MATERIAL PROVIDED:
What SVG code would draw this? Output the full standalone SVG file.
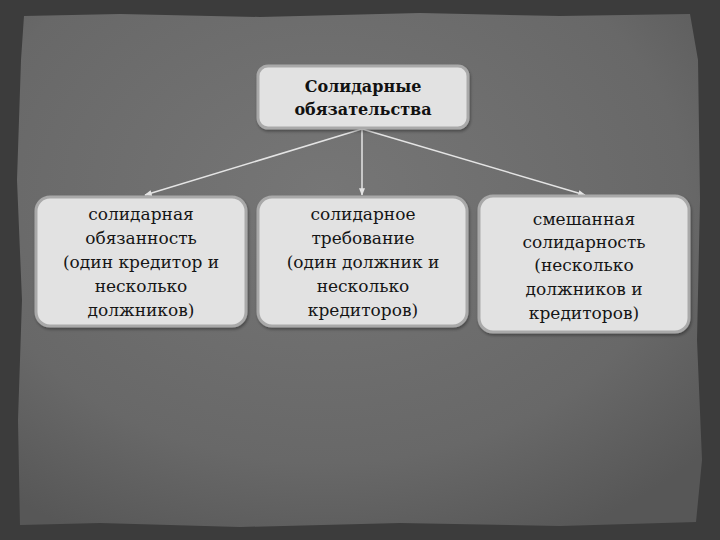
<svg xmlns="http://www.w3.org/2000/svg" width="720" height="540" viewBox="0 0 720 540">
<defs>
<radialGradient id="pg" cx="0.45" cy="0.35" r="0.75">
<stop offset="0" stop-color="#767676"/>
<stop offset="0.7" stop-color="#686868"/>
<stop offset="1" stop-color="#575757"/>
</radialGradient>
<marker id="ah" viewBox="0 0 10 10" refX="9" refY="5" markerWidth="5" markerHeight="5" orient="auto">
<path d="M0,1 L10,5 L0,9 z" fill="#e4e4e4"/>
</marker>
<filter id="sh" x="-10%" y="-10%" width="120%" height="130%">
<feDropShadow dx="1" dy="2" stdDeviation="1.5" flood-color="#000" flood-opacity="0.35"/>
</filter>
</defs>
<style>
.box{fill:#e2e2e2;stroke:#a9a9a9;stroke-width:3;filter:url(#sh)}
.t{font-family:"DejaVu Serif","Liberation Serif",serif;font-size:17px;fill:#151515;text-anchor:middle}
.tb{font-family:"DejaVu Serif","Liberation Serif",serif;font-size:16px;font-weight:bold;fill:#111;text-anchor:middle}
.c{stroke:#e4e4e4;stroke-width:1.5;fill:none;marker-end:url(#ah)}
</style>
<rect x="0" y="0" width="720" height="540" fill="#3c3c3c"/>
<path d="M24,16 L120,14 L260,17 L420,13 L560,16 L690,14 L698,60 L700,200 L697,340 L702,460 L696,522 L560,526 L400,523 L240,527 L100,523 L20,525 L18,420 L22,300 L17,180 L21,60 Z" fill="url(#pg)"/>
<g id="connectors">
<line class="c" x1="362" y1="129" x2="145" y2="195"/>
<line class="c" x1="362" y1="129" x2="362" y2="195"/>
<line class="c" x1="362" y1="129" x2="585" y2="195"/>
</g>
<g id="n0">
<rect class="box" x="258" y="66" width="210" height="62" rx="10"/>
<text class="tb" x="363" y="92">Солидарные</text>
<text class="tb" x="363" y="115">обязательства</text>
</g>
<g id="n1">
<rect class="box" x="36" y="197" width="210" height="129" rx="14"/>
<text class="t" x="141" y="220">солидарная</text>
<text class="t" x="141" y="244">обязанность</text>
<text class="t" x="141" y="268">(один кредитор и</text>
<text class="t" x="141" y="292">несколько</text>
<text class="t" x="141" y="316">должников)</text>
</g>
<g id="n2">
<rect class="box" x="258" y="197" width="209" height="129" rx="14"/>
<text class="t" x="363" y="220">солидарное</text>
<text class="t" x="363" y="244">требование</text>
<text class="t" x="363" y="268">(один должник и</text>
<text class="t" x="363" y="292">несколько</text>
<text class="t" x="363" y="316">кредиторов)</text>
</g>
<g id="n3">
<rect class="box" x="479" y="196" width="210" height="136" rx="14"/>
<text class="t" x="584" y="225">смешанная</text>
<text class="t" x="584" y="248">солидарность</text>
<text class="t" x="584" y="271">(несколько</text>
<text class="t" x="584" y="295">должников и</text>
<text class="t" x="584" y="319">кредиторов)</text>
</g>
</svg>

WHAT YOU ARE ASKED TO DO:
Working from the material above, transcribe it exactly while omitting pictures.

ANSWER TO THE EXERCISE:
What SVG code would draw this? Output the full standalone SVG file.
<svg xmlns="http://www.w3.org/2000/svg" width="720" height="540" viewBox="0 0 720 540">
<defs>
<radialGradient id="pg" cx="0.45" cy="0.35" r="0.75">
<stop offset="0" stop-color="#767676"/>
<stop offset="0.7" stop-color="#686868"/>
<stop offset="1" stop-color="#575757"/>
</radialGradient>
<marker id="ah" viewBox="0 0 10 10" refX="9" refY="5" markerWidth="5" markerHeight="5" orient="auto">
<path d="M0,1 L10,5 L0,9 z" fill="#e4e4e4"/>
</marker>
<filter id="sh" x="-10%" y="-10%" width="120%" height="130%">
<feDropShadow dx="1" dy="2" stdDeviation="1.5" flood-color="#000" flood-opacity="0.35"/>
</filter>
</defs>
<style>
.box{fill:#e2e2e2;stroke:#a9a9a9;stroke-width:3;filter:url(#sh)}
.t{font-family:"DejaVu Serif","Liberation Serif",serif;font-size:17px;fill:#151515;text-anchor:middle}
.tb{font-family:"DejaVu Serif","Liberation Serif",serif;font-size:16px;font-weight:bold;fill:#111;text-anchor:middle}
.c{stroke:#e4e4e4;stroke-width:1.5;fill:none;marker-end:url(#ah)}
</style>
<rect x="0" y="0" width="720" height="540" fill="#3c3c3c"/>
<path d="M24,16 L120,14 L260,17 L420,13 L560,16 L690,14 L698,60 L700,200 L697,340 L702,460 L696,522 L560,526 L400,523 L240,527 L100,523 L20,525 L18,420 L22,300 L17,180 L21,60 Z" fill="url(#pg)"/>
<g id="connectors">
<line class="c" x1="362" y1="129" x2="145" y2="195"/>
<line class="c" x1="362" y1="129" x2="362" y2="195"/>
<line class="c" x1="362" y1="129" x2="585" y2="195"/>
</g>
<g id="n0">
<rect class="box" x="258" y="66" width="210" height="62" rx="10"/>
<text class="tb" x="363" y="92">Солидарные</text>
<text class="tb" x="363" y="115">обязательства</text>
</g>
<g id="n1">
<rect class="box" x="36" y="197" width="210" height="129" rx="14"/>
<text class="t" x="141" y="220">солидарная</text>
<text class="t" x="141" y="244">обязанность</text>
<text class="t" x="141" y="268">(один кредитор и</text>
<text class="t" x="141" y="292">несколько</text>
<text class="t" x="141" y="316">должников)</text>
</g>
<g id="n2">
<rect class="box" x="258" y="197" width="209" height="129" rx="14"/>
<text class="t" x="363" y="220">солидарное</text>
<text class="t" x="363" y="244">требование</text>
<text class="t" x="363" y="268">(один должник и</text>
<text class="t" x="363" y="292">несколько</text>
<text class="t" x="363" y="316">кредиторов)</text>
</g>
<g id="n3">
<rect class="box" x="479" y="196" width="210" height="136" rx="14"/>
<text class="t" x="584" y="225">смешанная</text>
<text class="t" x="584" y="248">солидарность</text>
<text class="t" x="584" y="271">(несколько</text>
<text class="t" x="584" y="295">должников и</text>
<text class="t" x="584" y="319">кредиторов)</text>
</g>
</svg>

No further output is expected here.